Cubs, first baseman Eric Hosmer reach agreement

The Cubs found a veteran first baseman to pair with standout prospect Matt Mervis. They have agreed to terms with Eric Hosmer, a source confirmed Wednesday.

The Cubs will pay the league minimum ($720,000) this year, and the Padres are on the hook for the remainder of his contract.

Hosmer hit .268 last season, split between San Diego and Boston. He was originally included in the blockbuster trade that sent Juan Soto to the Padres at the deadline, but Hosmer used the no-trade clause in his contract to veto a move to the Nationals.

San Diego instead dealt Hosmer to Boston, where he played 14 games and spent six weeks on the 10-day injured list with back inflammation. The Red Sox released him in December with three years and $39 million left on his contract.

The Cubs see promise in Mervis, who hit 36 home runs in the minors last season, climbing from High-A to Triple-A.

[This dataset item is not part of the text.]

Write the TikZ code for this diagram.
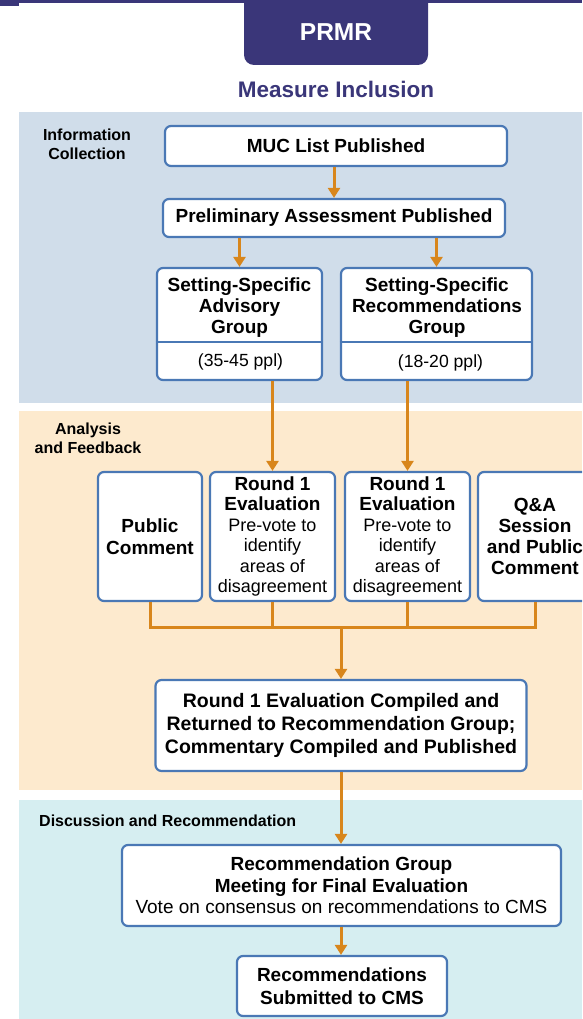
\documentclass[tikz,border=0pt]{standalone}
\usepackage{fontspec}
\setmainfont{Liberation Sans}
\usetikzlibrary{arrows.meta}
\definecolor{navy}{HTML}{3A3679}
\definecolor{infobg}{HTML}{D0DDEA}
\definecolor{anabg}{HTML}{FDEACE}
\definecolor{discbg}{HTML}{D6EEF1}
\definecolor{boxline}{HTML}{4A78B5}
\definecolor{flow}{HTML}{D8861C}
\newcommand\boldline[1]{{\bfseries\fontsize{19}{20.4}\selectfont #1}}

\begin{document}
\begin{tikzpicture}[x=1pt,y=-1pt,
  box/.style={draw=boxline, line width=2.2pt, fill=white, rounded corners=6pt,
    inner sep=0pt, align=center, font=\bfseries\fontsize{19}{21.5}\selectfont},
  evalbox/.style={box, minimum width=125, minimum height=129, font=\fontsize{18}{20.4}\selectfont},
  plain/.style={inner sep=0pt, align=center},
  flowline/.style={draw=flow, line width=3pt},
  flowarrow/.style={flowline, -{Triangle[width=12pt,length=10pt]}},
  lbl/.style={font=\bfseries\fontsize{16}{19}\selectfont, align=center, inner sep=0pt}
]
\useasboundingbox (0,0) rectangle (582,1019);
\clip (0,0) rectangle (582,1019);
\fill[white] (0,0) rectangle (582,1019);

% header strip and tab
\fill[navy] (0,0) rectangle (582,3);
\fill[navy] (0,0) rectangle (19,6);
\fill[navy, rounded corners=10pt] (244,-12) rectangle (428,65);
\node[plain, text=white, font=\bfseries\fontsize{24.5}{28}\selectfont] (prmr) at (336,32) {PRMR};
\node[plain, text=navy, font=\bfseries\fontsize{22.5}{26}\selectfont] (title) at (336,89) {Measure Inclusion};

% phase bands
\fill[infobg] (19,112) rectangle (582,403);
\fill[anabg] (19,411) rectangle (582,790);
\fill[discbg] (19,800) rectangle (582,1019);

\node[lbl] (lInfo) at (87,144.5) {Information\\Collection};
\node[lbl] (lAna) at (88,438.5) {Analysis\\and Feedback};
\node[lbl, anchor=west] (lDisc) at (39,821) {Discussion and Recommendation};

% information collection
\node[box, minimum width=342, minimum height=40] (muc) at (336,146) {MUC List Published};
\node[box, minimum width=342, minimum height=38] (prelim) at (334,218) {Preliminary Assessment Published};

\node[box, minimum width=165, minimum height=112] (ssag) at (239.5,324) {};
\node[box, minimum width=191, minimum height=112] (ssrg) at (436.5,324) {};
\draw[draw=boxline, line width=2.2pt] (ssag.west |- 0,342) -- (ssag.east |- 0,342);
\draw[draw=boxline, line width=2.2pt] (ssrg.west |- 0,342) -- (ssrg.east |- 0,342);
\node[plain, font=\bfseries\fontsize{19}{21}\selectfont] (ssagT) at (239.5,308) {Setting-Specific\\Advisory\\Group};
\node[plain, font=\bfseries\fontsize{19}{21}\selectfont] (ssrgT) at (437,308) {Setting-Specific\\Recommendations\\Group};
\node[plain, font=\fontsize{17.6}{20}\selectfont] (ssagN) at (240.5,362) {(35-45 ppl)};
\node[plain, font=\fontsize{17.6}{20}\selectfont] (ssrgN) at (440.5,363) {(18-20 ppl)};

% analysis and feedback
\node[box, minimum width=104, minimum height=129, font=\bfseries\fontsize{19}{22}\selectfont] (pub) at (150,536.5) {Public\\Comment};
\node[evalbox] (evA) at (272.5,536.5)
  {\boldline{Round 1}\\\boldline{Evaluation}\\Pre-vote to\\identify\\areas of\\disagreement};
\node[evalbox] (evB) at (407.5,536.5)
  {\boldline{Round 1}\\\boldline{Evaluation}\\Pre-vote to\\identify\\areas of\\disagreement};
\node[box, minimum width=114, minimum height=129, font=\bfseries\fontsize{19}{21.3}\selectfont] (qa) at (535,536.5) {Q\&A\\Session\\and Public\\Comment};

\node[box, minimum width=371, minimum height=91, font=\bfseries\fontsize{19.5}{23}\selectfont] (comp) at (341,725.5)
  {Round 1 Evaluation Compiled and\\Returned to Recommendation Group;\\Commentary Compiled and Published};

% discussion and recommendation
\node[box, minimum width=439, minimum height=81, font=\bfseries\fontsize{19}{21.5}\selectfont] (rg) at (341.5,885.5)
  {Recommendation Group\\Meeting for Final Evaluation\\\mdseries Vote on consensus on recommendations to CMS};
\node[box, minimum width=210, minimum height=60, font=\bfseries\fontsize{19}{22.5}\selectfont] (fin) at (342,986)
  {Recommendations\\Submitted to CMS};

% connectors
\draw[flowarrow] (prelim.north |- muc.south) -- (prelim.north);
\draw[flowarrow] (ssag.north |- prelim.south) -- (ssag.north);
\draw[flowarrow] (ssrg.north |- prelim.south) -- (ssrg.north);
\draw[flowarrow] (evA.north |- ssag.south) -- (evA.north);
\draw[flowarrow] (evB.north |- ssrg.south) -- (evB.north);

\coordinate (join) at (341,627);
\draw[flowline] (pub.south) -- (pub.south |- join) -- (qa.south |- join) -- (qa.south);
\draw[flowline] (evA.south) -- (evA.south |- join);
\draw[flowline] (evB.south) -- (evB.south |- join);
\draw[flowarrow] (join) -- (comp.north);
\draw[flowarrow] (comp.south) -- (comp.south |- rg.north);
\draw[flowarrow] (rg.south -| comp.south) -- (comp.south |- fin.north);
\end{tikzpicture}
\end{document}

“Matt’s earned a lot of runway and playing time going forward,” Hoyer said at the GM meetings in November. “He’s had such a great year at three levels and now the fall League, and he’s a big part of our plans. That said … it’s important to keep building that depth.”

Having Hosmer on the roster takes some pressure off Mervis in his rookie season and gives him a veteran with over a decade of MLB experience under his belt to work beside. Both can play first base and designated hitter. Hosmer also has championship experience, something the Cubs have valued during their rebuild, winning the 2015 World Series with the Royals.